#### [Recorded information]

○ ○ ○

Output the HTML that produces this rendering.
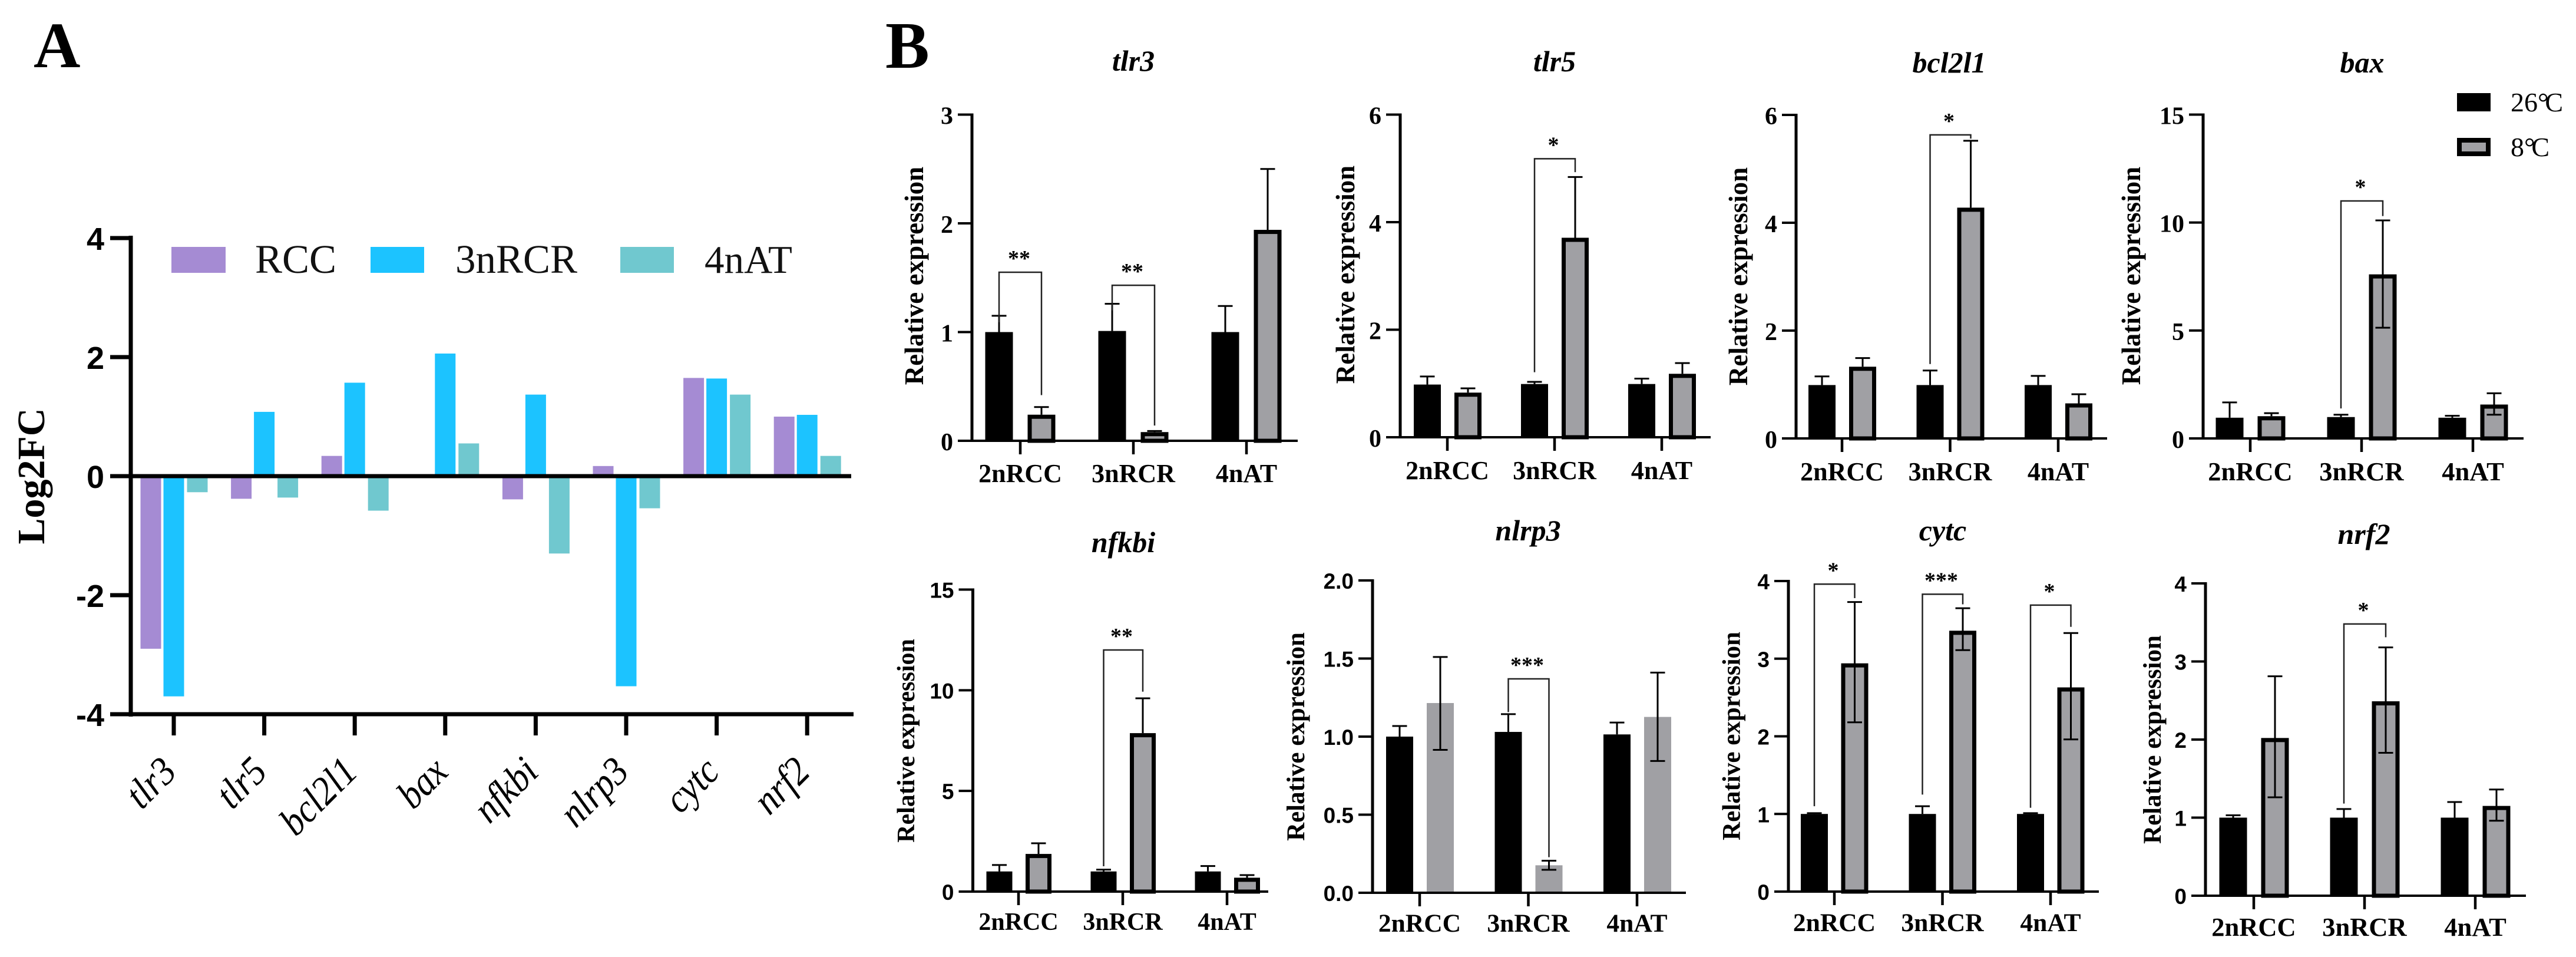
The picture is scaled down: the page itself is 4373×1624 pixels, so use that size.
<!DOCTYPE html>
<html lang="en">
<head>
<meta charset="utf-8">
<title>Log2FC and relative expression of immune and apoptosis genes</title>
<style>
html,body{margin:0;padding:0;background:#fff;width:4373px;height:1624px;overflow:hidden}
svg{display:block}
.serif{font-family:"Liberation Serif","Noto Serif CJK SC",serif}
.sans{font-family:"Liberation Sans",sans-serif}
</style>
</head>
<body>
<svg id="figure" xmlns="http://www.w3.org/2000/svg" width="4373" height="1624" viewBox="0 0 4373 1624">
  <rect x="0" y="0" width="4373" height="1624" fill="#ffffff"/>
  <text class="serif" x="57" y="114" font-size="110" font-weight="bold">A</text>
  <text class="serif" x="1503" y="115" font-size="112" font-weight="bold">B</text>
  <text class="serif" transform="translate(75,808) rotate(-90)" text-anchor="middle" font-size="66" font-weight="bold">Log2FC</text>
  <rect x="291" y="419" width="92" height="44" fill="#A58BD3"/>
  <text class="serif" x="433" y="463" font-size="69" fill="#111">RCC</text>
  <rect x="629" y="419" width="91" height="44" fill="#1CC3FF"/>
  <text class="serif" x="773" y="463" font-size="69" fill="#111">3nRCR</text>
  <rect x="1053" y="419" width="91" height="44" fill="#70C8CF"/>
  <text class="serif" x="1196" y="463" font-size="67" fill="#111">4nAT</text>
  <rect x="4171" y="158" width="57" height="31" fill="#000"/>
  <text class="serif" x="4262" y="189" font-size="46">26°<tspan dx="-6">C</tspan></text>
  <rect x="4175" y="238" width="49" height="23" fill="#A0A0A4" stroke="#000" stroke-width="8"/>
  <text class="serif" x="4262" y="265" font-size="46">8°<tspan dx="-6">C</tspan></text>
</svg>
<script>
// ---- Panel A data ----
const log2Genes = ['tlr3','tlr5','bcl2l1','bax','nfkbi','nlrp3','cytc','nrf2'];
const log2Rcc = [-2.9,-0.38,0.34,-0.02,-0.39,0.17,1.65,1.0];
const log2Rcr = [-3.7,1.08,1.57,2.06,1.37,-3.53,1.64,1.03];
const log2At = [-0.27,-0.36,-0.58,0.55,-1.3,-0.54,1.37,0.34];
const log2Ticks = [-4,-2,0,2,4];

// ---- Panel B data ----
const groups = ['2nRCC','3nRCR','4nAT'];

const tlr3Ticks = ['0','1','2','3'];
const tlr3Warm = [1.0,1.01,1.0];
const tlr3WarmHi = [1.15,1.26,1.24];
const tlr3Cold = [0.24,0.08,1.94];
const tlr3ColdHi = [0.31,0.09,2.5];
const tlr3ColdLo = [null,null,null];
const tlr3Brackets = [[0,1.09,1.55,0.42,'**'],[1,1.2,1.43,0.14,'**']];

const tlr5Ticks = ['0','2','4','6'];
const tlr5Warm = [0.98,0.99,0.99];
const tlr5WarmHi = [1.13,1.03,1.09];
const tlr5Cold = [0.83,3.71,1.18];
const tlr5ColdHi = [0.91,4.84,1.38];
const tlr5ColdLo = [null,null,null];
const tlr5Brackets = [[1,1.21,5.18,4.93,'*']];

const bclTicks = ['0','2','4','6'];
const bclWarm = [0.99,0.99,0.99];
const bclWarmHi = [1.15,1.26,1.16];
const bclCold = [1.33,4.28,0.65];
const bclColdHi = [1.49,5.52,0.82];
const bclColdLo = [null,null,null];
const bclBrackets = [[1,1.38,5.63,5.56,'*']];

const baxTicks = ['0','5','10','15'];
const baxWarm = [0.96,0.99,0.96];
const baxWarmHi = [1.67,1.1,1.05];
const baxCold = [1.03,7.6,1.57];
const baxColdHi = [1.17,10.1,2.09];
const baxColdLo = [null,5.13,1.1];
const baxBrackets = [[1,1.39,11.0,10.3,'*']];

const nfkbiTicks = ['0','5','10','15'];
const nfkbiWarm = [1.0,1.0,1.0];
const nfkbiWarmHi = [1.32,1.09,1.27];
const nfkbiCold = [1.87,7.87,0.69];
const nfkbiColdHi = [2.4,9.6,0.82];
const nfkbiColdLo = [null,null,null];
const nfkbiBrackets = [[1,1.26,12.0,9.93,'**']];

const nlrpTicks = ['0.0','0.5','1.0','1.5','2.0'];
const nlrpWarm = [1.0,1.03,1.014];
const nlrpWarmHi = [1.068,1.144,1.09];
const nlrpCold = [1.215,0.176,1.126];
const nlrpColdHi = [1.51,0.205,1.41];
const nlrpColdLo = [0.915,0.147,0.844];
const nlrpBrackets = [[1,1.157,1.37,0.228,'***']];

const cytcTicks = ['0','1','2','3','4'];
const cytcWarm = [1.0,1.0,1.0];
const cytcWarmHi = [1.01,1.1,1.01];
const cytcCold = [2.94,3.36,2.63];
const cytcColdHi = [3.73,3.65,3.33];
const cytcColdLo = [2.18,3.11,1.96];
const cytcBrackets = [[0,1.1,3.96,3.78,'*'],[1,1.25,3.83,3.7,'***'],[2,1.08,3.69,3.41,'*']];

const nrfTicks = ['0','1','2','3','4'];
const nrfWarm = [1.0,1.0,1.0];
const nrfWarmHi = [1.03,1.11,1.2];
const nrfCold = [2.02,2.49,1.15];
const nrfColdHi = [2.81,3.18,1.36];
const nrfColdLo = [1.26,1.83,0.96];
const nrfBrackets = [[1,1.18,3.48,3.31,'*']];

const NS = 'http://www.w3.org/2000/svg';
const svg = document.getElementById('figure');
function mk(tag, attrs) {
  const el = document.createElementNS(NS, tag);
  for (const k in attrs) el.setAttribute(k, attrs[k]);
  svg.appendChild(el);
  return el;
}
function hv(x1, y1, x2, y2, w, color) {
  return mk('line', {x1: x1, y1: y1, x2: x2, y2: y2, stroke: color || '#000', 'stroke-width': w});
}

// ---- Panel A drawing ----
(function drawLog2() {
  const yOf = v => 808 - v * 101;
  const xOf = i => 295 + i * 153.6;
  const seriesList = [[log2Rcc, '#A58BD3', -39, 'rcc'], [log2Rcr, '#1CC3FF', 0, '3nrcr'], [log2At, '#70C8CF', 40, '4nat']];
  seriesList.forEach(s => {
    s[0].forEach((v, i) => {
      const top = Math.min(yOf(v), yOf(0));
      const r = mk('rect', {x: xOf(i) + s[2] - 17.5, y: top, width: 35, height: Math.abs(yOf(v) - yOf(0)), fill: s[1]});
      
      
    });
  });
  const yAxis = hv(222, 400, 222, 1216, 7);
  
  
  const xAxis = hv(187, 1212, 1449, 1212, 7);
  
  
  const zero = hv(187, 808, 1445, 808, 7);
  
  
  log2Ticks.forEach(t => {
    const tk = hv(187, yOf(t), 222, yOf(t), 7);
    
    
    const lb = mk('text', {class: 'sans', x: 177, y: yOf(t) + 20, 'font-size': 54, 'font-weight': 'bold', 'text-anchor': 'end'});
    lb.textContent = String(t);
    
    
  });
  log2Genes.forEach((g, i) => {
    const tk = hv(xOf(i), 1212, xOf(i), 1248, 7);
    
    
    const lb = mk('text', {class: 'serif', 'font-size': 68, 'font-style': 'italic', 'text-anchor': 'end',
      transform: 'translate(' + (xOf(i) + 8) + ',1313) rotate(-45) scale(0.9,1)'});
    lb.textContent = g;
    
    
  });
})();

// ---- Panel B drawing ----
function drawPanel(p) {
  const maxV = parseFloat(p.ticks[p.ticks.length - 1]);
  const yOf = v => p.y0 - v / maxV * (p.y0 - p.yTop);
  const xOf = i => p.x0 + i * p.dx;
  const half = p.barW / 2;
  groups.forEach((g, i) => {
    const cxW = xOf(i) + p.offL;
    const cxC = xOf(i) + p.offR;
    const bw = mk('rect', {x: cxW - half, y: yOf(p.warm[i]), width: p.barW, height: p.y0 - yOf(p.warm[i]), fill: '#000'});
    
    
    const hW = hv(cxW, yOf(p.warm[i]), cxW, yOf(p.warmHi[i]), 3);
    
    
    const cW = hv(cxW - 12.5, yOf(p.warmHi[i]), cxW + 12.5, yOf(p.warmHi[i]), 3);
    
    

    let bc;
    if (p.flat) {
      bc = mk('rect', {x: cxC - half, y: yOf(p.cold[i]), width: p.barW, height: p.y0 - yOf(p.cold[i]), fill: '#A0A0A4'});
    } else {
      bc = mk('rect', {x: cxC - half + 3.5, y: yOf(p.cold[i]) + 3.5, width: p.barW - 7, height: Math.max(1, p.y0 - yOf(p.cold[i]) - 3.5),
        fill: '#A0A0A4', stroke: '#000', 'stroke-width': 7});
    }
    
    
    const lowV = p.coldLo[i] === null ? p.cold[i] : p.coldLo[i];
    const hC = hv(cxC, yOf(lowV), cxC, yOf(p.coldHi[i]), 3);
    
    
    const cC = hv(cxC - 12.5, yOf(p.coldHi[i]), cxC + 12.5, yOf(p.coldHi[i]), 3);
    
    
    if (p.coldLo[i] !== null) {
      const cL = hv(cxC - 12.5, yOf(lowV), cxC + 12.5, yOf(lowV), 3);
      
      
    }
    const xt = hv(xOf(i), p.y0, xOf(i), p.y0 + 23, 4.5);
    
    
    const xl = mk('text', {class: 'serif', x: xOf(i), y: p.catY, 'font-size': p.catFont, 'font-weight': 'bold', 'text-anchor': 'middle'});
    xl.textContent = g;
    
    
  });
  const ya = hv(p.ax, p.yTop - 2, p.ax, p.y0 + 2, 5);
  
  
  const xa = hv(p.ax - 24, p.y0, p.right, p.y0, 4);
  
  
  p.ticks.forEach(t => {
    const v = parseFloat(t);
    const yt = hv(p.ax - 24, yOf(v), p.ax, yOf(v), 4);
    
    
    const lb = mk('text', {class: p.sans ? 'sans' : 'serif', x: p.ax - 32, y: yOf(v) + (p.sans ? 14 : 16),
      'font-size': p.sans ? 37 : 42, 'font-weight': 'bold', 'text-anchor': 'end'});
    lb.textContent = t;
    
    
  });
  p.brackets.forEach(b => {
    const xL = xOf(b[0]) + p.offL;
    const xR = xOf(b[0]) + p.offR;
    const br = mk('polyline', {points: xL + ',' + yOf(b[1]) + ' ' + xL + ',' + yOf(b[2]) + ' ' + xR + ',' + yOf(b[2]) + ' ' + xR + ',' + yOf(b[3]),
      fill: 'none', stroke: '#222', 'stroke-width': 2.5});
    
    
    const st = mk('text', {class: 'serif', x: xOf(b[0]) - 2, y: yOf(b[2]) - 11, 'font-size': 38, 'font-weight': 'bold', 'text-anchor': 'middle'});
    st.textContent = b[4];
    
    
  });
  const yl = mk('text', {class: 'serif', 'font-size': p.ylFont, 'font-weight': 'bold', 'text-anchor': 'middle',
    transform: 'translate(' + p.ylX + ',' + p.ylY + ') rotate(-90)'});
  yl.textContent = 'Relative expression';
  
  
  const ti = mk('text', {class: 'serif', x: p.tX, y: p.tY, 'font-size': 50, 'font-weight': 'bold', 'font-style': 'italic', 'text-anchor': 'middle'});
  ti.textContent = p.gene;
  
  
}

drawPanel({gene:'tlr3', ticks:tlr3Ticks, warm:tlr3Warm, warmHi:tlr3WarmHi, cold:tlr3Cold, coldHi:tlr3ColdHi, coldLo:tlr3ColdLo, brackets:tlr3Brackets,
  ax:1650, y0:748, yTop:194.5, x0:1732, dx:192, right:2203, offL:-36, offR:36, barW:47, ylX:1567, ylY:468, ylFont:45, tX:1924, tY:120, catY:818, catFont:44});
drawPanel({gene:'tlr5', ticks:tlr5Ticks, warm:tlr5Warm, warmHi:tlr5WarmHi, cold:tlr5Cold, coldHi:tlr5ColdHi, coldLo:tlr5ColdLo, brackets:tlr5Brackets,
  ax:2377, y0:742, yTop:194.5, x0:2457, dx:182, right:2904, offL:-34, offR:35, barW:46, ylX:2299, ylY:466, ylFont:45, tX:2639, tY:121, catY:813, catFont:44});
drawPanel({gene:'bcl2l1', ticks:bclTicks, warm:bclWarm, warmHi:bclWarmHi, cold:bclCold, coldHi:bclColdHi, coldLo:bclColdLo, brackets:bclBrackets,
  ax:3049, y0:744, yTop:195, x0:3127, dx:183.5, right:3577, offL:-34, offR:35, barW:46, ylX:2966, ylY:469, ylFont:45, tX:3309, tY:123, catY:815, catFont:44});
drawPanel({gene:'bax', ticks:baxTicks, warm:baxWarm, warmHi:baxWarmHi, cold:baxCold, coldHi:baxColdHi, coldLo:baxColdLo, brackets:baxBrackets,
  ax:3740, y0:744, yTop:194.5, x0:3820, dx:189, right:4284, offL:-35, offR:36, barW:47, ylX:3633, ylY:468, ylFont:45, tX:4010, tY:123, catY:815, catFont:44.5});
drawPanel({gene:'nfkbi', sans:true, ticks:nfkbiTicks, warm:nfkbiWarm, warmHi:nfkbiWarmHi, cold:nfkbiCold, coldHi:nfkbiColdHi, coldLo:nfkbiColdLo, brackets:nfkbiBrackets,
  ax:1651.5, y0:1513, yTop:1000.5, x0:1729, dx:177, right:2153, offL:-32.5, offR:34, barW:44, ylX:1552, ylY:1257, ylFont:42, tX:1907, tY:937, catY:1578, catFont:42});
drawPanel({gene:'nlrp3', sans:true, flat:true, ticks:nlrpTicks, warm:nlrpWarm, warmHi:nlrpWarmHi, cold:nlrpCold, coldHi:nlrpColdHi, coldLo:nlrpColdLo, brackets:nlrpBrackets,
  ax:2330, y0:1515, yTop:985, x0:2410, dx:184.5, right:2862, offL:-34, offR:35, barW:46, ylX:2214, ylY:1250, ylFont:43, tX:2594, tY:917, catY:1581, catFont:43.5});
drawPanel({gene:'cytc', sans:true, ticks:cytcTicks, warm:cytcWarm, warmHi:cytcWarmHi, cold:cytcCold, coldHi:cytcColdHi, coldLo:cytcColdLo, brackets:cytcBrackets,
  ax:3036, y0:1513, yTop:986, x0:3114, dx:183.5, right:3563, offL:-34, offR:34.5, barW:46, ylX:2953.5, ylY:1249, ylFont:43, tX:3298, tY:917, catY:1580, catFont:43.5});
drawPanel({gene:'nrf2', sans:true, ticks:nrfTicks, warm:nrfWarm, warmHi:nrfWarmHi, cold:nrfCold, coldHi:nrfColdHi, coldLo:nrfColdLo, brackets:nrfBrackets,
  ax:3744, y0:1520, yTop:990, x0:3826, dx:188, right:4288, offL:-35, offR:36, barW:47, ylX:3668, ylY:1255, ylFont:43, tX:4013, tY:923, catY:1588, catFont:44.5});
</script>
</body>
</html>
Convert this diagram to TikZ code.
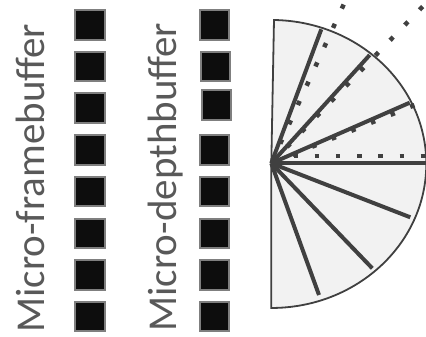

○ ○ ○

#### [Problem to solve]
Pull out all lines of the data with the string "this".

#### [Solution]
Output the HTML that produces this rendering.
Convert this diagram to TikZ code.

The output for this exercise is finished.